Perhaps, though, it’s worth considering that big men have an easier time as they age. You can’t teach height; there is inherent value in understanding where to be on the floor, and simply being in the way of offensive players. Even if KG contributes little outside of passing on the offensive end of the floor, he can still be a defensive anchor for the 15-to-20 minutes he’s in the game. As a scorer, Kobe isn’t necessarily afforded that option. Agility has always been at the crux of his game, and even though he’s an incredibly intelligent offensive player, there’s not much a scorer can do when he can’t move the way he once did. He isn’t content to play off the ball, or devote himself to facilitating; his own hubris gets in the way. But maybe he was preordained to finish this way.

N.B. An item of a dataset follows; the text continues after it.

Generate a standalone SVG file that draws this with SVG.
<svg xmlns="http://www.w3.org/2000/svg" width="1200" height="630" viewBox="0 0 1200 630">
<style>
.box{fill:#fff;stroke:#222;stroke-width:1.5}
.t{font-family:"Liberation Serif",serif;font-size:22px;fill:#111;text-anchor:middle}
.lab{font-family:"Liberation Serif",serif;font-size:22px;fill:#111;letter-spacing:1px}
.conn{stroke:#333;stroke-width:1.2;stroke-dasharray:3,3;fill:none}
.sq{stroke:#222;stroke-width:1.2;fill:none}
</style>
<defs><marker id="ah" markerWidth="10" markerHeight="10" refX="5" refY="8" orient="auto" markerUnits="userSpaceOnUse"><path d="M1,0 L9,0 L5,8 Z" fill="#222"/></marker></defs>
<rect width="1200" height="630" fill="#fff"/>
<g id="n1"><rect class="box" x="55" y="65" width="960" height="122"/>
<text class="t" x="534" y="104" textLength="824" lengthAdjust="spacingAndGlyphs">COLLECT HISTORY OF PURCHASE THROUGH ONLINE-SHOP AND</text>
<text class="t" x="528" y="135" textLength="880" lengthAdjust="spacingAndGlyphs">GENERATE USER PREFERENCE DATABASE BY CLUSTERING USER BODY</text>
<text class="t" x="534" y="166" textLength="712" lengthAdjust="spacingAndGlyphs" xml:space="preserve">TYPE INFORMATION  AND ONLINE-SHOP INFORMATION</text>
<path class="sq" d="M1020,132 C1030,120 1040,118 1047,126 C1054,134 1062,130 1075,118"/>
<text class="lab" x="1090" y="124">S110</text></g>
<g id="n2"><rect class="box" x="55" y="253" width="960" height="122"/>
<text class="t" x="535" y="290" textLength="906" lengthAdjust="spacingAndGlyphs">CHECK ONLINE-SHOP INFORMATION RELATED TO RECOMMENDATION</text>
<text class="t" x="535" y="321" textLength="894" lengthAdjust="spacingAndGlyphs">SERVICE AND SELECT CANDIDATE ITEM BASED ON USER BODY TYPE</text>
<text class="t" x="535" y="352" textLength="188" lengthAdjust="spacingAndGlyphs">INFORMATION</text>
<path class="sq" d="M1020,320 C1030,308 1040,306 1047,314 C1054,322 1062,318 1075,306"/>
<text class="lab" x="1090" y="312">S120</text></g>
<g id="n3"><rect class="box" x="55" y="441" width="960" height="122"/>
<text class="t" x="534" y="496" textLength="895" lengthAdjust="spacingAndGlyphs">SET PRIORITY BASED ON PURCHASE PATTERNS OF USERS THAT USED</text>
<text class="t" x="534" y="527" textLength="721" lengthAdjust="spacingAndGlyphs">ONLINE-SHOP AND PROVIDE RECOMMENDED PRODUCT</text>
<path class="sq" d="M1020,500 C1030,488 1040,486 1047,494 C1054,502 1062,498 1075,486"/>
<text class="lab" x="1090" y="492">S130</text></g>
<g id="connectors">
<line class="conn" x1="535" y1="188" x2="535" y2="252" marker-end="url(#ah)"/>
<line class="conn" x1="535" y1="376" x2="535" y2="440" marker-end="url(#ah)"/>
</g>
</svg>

Remember, too, that Garnett went away, won a title, and returned to much fanfare, the people of Minnesota aware of his new physical limitations but ecstatic at seeing Da Kid back in the home whites at the Target Center. They didn’t watch him atrophy in front of their eyes, hamstrung by his outsized salary as the Wolves tried to rebuild. The Wolves were well on their way to doing that, then called on him to help show them the way.
The opposite is true for Kobe. Perhaps the Nash/Dwight/Kobe triad was always doomed to fail, but Kobe’s role in pushing Howard away was the beginning of the Lakers’ spiral to their current low. The $48 million extension he signed for the 2014-15 and 2015-16 seasons made free agent pitches all the more complicated. And all the while, in between the injuries, Laker fans have watched him atrophy, their appreciation for his absurdly long zenith still in the backs of their minds, but their concern about the future weighing heavily as well.
I guess I’m just happy that Wolves fans get to keep appreciating Garnett in a rational way for a little while longer. He’s helping. The nostalgia is strong in Minnesota, but KG is still a useful player. His twilight coincides with a new era dawning, and the ambiance is beautiful.